• _Written request_:
All of the material below is to be restated word for word, apart from the pictures.
----
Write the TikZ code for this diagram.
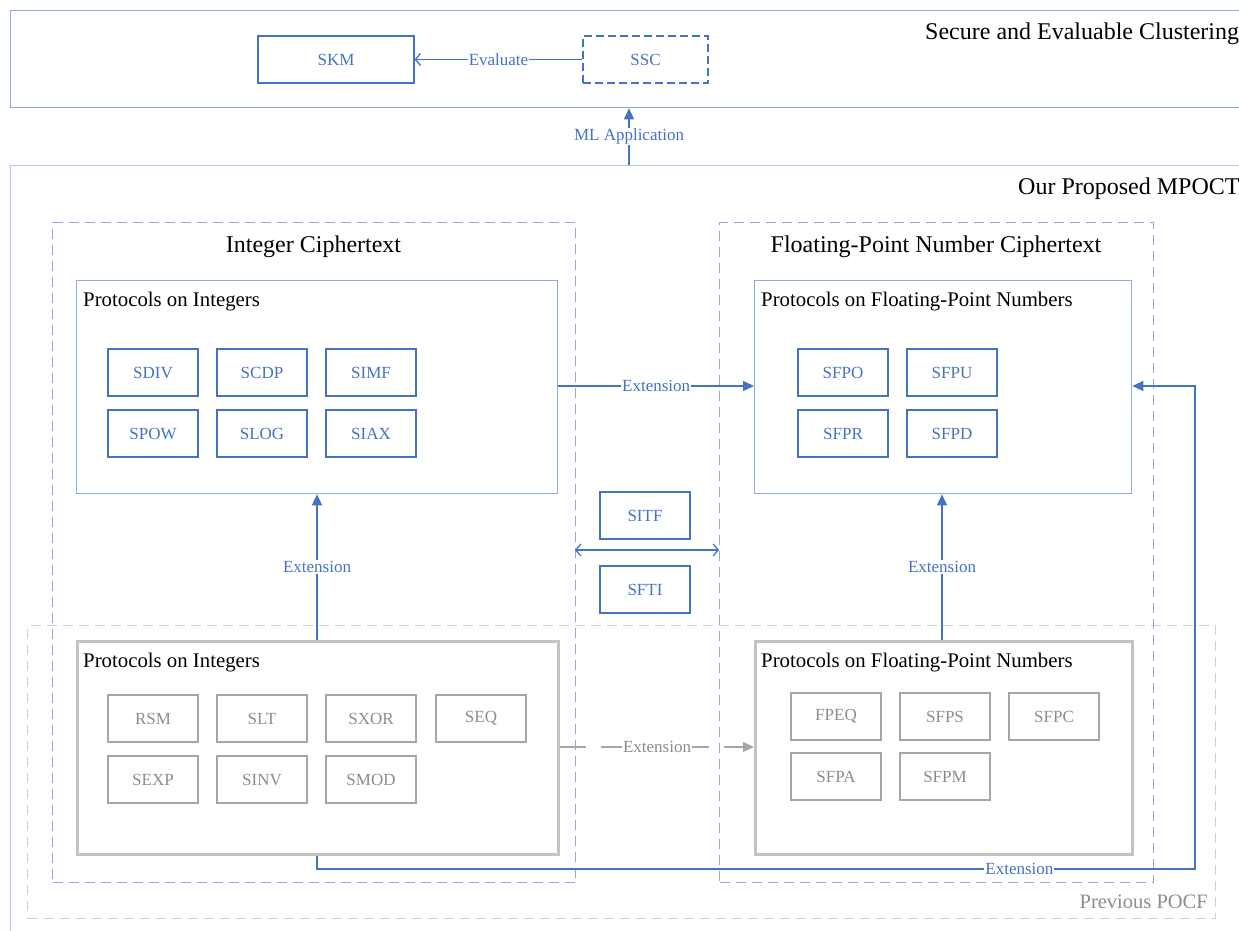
\documentclass[tikz,border=0pt]{standalone}
\usepackage{fontspec}
\setmainfont{Liberation Serif}
\usetikzlibrary{arrows.meta}
\definecolor{cblue}{HTML}{4472C4}
\definecolor{clight}{HTML}{8FAADC}
\definecolor{cpale}{HTML}{B4C7E7}
\definecolor{cgbox}{HTML}{A6A6A6}
\definecolor{cgframe}{HTML}{C3C3C3}
\definecolor{cgtext}{HTML}{8C8C8C}
\definecolor{cgdash}{HTML}{D0D0D0}
\tikzset{
  fs/.style={font=\fontsize{#1}{#1}\selectfont},
  pbox/.style={draw=cblue, line width=1.3pt, text=cblue, fs=17, minimum width=90pt, minimum height=47pt, inner sep=0pt},
  gbox/.style={draw=cgbox, line width=1.3pt, text=cgtext, fs=17, minimum width=90pt, minimum height=47pt, inner sep=0pt},
  frameb/.style={draw=clight, line width=1.3pt, inner sep=0pt},
  frameg/.style={draw=cgframe, line width=3pt, inner sep=0pt},
  dframe/.style={draw=clight, line width=1.3pt, dash pattern=on 10pt off 6pt, inner sep=0pt},
  lbl/.style={fill=white, text=cblue, fs=17, inner sep=1pt},
  glbl/.style={fill=white, text=cgtext, fs=17, inner sep=1pt},
  title/.style={fs=#1, text=black, inner sep=0pt},
  conn/.style={draw=cblue, line width=1.3pt, -{Triangle[length=11pt,width=10pt]}},
  oconn/.style={draw=cblue, line width=1.3pt, -{Straight Barb[length=5pt,width=12pt,line width=1.3pt]}},
}
\begin{document}
\begin{tikzpicture}[x=1pt,y=-1pt]
\useasboundingbox (0,0) rectangle (1239,931);
\clip (0,0) rectangle (1239,931);
% top region
\node[frameb, minimum width=1240pt, minimum height=97pt, anchor=north west] (topbox) at (10,10) {};
\node[title=24, anchor=west] (toptitle) at (925,33.5) {Secure and Evaluable Clustering};
\node[pbox, minimum width=156pt] (skm) at (336,59.5) {SKM};
\node[pbox, minimum width=125pt, dash pattern=on 8pt off 4pt] (ssc) at (645.5,59.5) {SSC};
\draw[oconn] (ssc) -- node[lbl]{Evaluate} (skm);
% MPOCT region
\node[draw=cpale, line width=1.3pt, minimum width=1240pt, minimum height=780pt, anchor=north west, inner sep=0pt] (mpoct) at (10,165) {};
\node[title=24, anchor=west] (mptitle) at (1018,188.5) {Our Proposed MPOCT};
\coordinate (mptop) at (629,165);
\draw[conn] (mptop) -- node[lbl]{ML Application} (topbox.south -| mptop);
% previous POCF
\node[draw=cgdash, line width=1.3pt, dash pattern=on 10pt off 6pt, minimum width=1188pt, minimum height=293pt, anchor=north west] (pocf) at (27,625) {};
\node[title=20.5, text=cgtext, anchor=east] (pocflbl) at (1208,901.5) {Previous POCF};
% ciphertext frames
\node[dframe, minimum width=523pt, minimum height=660pt, anchor=north west] (intc) at (52,222) {};
\node[title=24] (intt) at (313.5,246.5) {Integer Ciphertext};
\node[dframe, minimum width=434pt, minimum height=660pt, anchor=north west] (fpc) at (719,222) {};
\node[title=24] (fpt) at (936,246.5) {Floating-Point Number Ciphertext};
% upper integer protocols
\node[frameb, minimum width=481pt, minimum height=213pt, anchor=north west] (ui) at (76,280) {};
\node[title=20.8, anchor=west] (uit) at (83,301.5) {Protocols on Integers};
\node[pbox] (sdiv) at (153,372.5) {SDIV};
\node[pbox] (scdp) at (262,372.5) {SCDP};
\node[pbox] (simf) at (371,372.5) {SIMF};
\node[pbox] (spow) at (153,433.5) {SPOW};
\node[pbox] (slog) at (262,433.5) {SLOG};
\node[pbox] (siax) at (371,433.5) {SIAX};
% upper FP protocols
\node[frameb, minimum width=377pt, minimum height=213pt, anchor=north west] (uf) at (754,280) {};
\node[title=20.8, anchor=west] (uft) at (761,301.5) {Protocols on Floating-Point Numbers};
\node[pbox] (sfpo) at (843,372.5) {SFPO};
\node[pbox] (sfpu) at (952,372.5) {SFPU};
\node[pbox] (sfpr) at (843,433.5) {SFPR};
\node[pbox] (sfpd) at (952,433.5) {SFPD};
\draw[conn] (ui.east |- 0,386) -- node[lbl]{Extension} (uf.west |- 0,386);
% conversion
\node[pbox] (sitf) at (645,515.5) {SITF};
\node[pbox] (sfti) at (645,589.5) {SFTI};
\coordinate (cl) at (575,550);
\coordinate (cr) at (719,550);
\draw[oconn, {Straight Barb[length=5pt,width=12pt,line width=1.3pt]}-{Straight Barb[length=5pt,width=12pt,line width=1.3pt]}] (cl) -- (cr);
% lower integer protocols
\node[frameg, minimum width=481pt, minimum height=213pt, anchor=north west] (li) at (76,640) {};
\node[title=20.8, anchor=west] (lit) at (83,662.5) {Protocols on Integers};
\node[gbox] (rsm) at (153,718.5) {RSM};
\node[gbox] (slt) at (262,718.5) {SLT};
\node[gbox] (sxor) at (371,718.5) {SXOR};
\node[gbox] (seq) at (481,718.5) {SEQ};
\node[gbox] (sexp) at (153,779.5) {SEXP};
\node[gbox] (sinv) at (262,779.5) {SINV};
\node[gbox] (smod) at (371,779.5) {SMOD};
% lower FP protocols
\node[frameg, minimum width=377pt, minimum height=213pt, anchor=north west] (lf) at (754,640) {};
\node[title=20.8, anchor=west] (lft) at (761,662.5) {Protocols on Floating-Point Numbers};
\node[gbox] (fpeq) at (836,716.5) {FPEQ};
\node[gbox] (sfps) at (945,716.5) {SFPS};
\node[gbox] (sfpc) at (1054,716.5) {SFPC};
\node[gbox] (sfpa) at (836,776.5) {SFPA};
\node[gbox] (sfpm) at (945,776.5) {SFPM};
\draw[draw=cgbox, line width=1.3pt, dash pattern=on 26pt off 15pt, -{Triangle[length=11pt,width=10pt]}] (li.east |- 0,747) -- node[glbl]{Extension} (lf.west |- 0,747);
% vertical extensions
\draw[conn] (li.north -| 317,0) -- node[lbl]{Extension} (ui.south -| 317,0);
\draw[conn] (lf.north -| 942,0) -- node[lbl]{Extension} (uf.south -| 942,0);
% bottom loop
\coordinate (lb) at (317,869);
\coordinate (rc) at (1195,869);
\draw[conn] (li.south -| lb) -- (lb) -- node[lbl, pos=0.8]{Extension} (rc) |- (uf.east |- 0,386);
\end{tikzpicture}
\end{document}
----
• _Answer to this task_:
Write the TikZ code for this diagram.
\documentclass[tikz,border=0pt]{standalone}
\usepackage{fontspec}
\setmainfont{Liberation Serif}
\usetikzlibrary{arrows.meta}
\definecolor{cblue}{HTML}{4472C4}
\definecolor{clight}{HTML}{8FAADC}
\definecolor{cpale}{HTML}{B4C7E7}
\definecolor{cgbox}{HTML}{A6A6A6}
\definecolor{cgframe}{HTML}{C3C3C3}
\definecolor{cgtext}{HTML}{8C8C8C}
\definecolor{cgdash}{HTML}{D0D0D0}
\tikzset{
  fs/.style={font=\fontsize{#1}{#1}\selectfont},
  pbox/.style={draw=cblue, line width=1.3pt, text=cblue, fs=17, minimum width=90pt, minimum height=47pt, inner sep=0pt},
  gbox/.style={draw=cgbox, line width=1.3pt, text=cgtext, fs=17, minimum width=90pt, minimum height=47pt, inner sep=0pt},
  frameb/.style={draw=clight, line width=1.3pt, inner sep=0pt},
  frameg/.style={draw=cgframe, line width=3pt, inner sep=0pt},
  dframe/.style={draw=clight, line width=1.3pt, dash pattern=on 10pt off 6pt, inner sep=0pt},
  lbl/.style={fill=white, text=cblue, fs=17, inner sep=1pt},
  glbl/.style={fill=white, text=cgtext, fs=17, inner sep=1pt},
  title/.style={fs=#1, text=black, inner sep=0pt},
  conn/.style={draw=cblue, line width=1.3pt, -{Triangle[length=11pt,width=10pt]}},
  oconn/.style={draw=cblue, line width=1.3pt, -{Straight Barb[length=5pt,width=12pt,line width=1.3pt]}},
}
\begin{document}
\begin{tikzpicture}[x=1pt,y=-1pt]
\useasboundingbox (0,0) rectangle (1239,931);
\clip (0,0) rectangle (1239,931);
% top region
\node[frameb, minimum width=1240pt, minimum height=97pt, anchor=north west] (topbox) at (10,10) {};
\node[title=24, anchor=west] (toptitle) at (925,33.5) {Secure and Evaluable Clustering};
\node[pbox, minimum width=156pt] (skm) at (336,59.5) {SKM};
\node[pbox, minimum width=125pt, dash pattern=on 8pt off 4pt] (ssc) at (645.5,59.5) {SSC};
\draw[oconn] (ssc) -- node[lbl]{Evaluate} (skm);
% MPOCT region
\node[draw=cpale, line width=1.3pt, minimum width=1240pt, minimum height=780pt, anchor=north west, inner sep=0pt] (mpoct) at (10,165) {};
\node[title=24, anchor=west] (mptitle) at (1018,188.5) {Our Proposed MPOCT};
\coordinate (mptop) at (629,165);
\draw[conn] (mptop) -- node[lbl]{ML Application} (topbox.south -| mptop);
% previous POCF
\node[draw=cgdash, line width=1.3pt, dash pattern=on 10pt off 6pt, minimum width=1188pt, minimum height=293pt, anchor=north west] (pocf) at (27,625) {};
\node[title=20.5, text=cgtext, anchor=east] (pocflbl) at (1208,901.5) {Previous POCF};
% ciphertext frames
\node[dframe, minimum width=523pt, minimum height=660pt, anchor=north west] (intc) at (52,222) {};
\node[title=24] (intt) at (313.5,246.5) {Integer Ciphertext};
\node[dframe, minimum width=434pt, minimum height=660pt, anchor=north west] (fpc) at (719,222) {};
\node[title=24] (fpt) at (936,246.5) {Floating-Point Number Ciphertext};
% upper integer protocols
\node[frameb, minimum width=481pt, minimum height=213pt, anchor=north west] (ui) at (76,280) {};
\node[title=20.8, anchor=west] (uit) at (83,301.5) {Protocols on Integers};
\node[pbox] (sdiv) at (153,372.5) {SDIV};
\node[pbox] (scdp) at (262,372.5) {SCDP};
\node[pbox] (simf) at (371,372.5) {SIMF};
\node[pbox] (spow) at (153,433.5) {SPOW};
\node[pbox] (slog) at (262,433.5) {SLOG};
\node[pbox] (siax) at (371,433.5) {SIAX};
% upper FP protocols
\node[frameb, minimum width=377pt, minimum height=213pt, anchor=north west] (uf) at (754,280) {};
\node[title=20.8, anchor=west] (uft) at (761,301.5) {Protocols on Floating-Point Numbers};
\node[pbox] (sfpo) at (843,372.5) {SFPO};
\node[pbox] (sfpu) at (952,372.5) {SFPU};
\node[pbox] (sfpr) at (843,433.5) {SFPR};
\node[pbox] (sfpd) at (952,433.5) {SFPD};
\draw[conn] (ui.east |- 0,386) -- node[lbl]{Extension} (uf.west |- 0,386);
% conversion
\node[pbox] (sitf) at (645,515.5) {SITF};
\node[pbox] (sfti) at (645,589.5) {SFTI};
\coordinate (cl) at (575,550);
\coordinate (cr) at (719,550);
\draw[oconn, {Straight Barb[length=5pt,width=12pt,line width=1.3pt]}-{Straight Barb[length=5pt,width=12pt,line width=1.3pt]}] (cl) -- (cr);
% lower integer protocols
\node[frameg, minimum width=481pt, minimum height=213pt, anchor=north west] (li) at (76,640) {};
\node[title=20.8, anchor=west] (lit) at (83,662.5) {Protocols on Integers};
\node[gbox] (rsm) at (153,718.5) {RSM};
\node[gbox] (slt) at (262,718.5) {SLT};
\node[gbox] (sxor) at (371,718.5) {SXOR};
\node[gbox] (seq) at (481,718.5) {SEQ};
\node[gbox] (sexp) at (153,779.5) {SEXP};
\node[gbox] (sinv) at (262,779.5) {SINV};
\node[gbox] (smod) at (371,779.5) {SMOD};
% lower FP protocols
\node[frameg, minimum width=377pt, minimum height=213pt, anchor=north west] (lf) at (754,640) {};
\node[title=20.8, anchor=west] (lft) at (761,662.5) {Protocols on Floating-Point Numbers};
\node[gbox] (fpeq) at (836,716.5) {FPEQ};
\node[gbox] (sfps) at (945,716.5) {SFPS};
\node[gbox] (sfpc) at (1054,716.5) {SFPC};
\node[gbox] (sfpa) at (836,776.5) {SFPA};
\node[gbox] (sfpm) at (945,776.5) {SFPM};
\draw[draw=cgbox, line width=1.3pt, dash pattern=on 26pt off 15pt, -{Triangle[length=11pt,width=10pt]}] (li.east |- 0,747) -- node[glbl]{Extension} (lf.west |- 0,747);
% vertical extensions
\draw[conn] (li.north -| 317,0) -- node[lbl]{Extension} (ui.south -| 317,0);
\draw[conn] (lf.north -| 942,0) -- node[lbl]{Extension} (uf.south -| 942,0);
% bottom loop
\coordinate (lb) at (317,869);
\coordinate (rc) at (1195,869);
\draw[conn] (li.south -| lb) -- (lb) -- node[lbl, pos=0.8]{Extension} (rc) |- (uf.east |- 0,386);
\end{tikzpicture}
\end{document}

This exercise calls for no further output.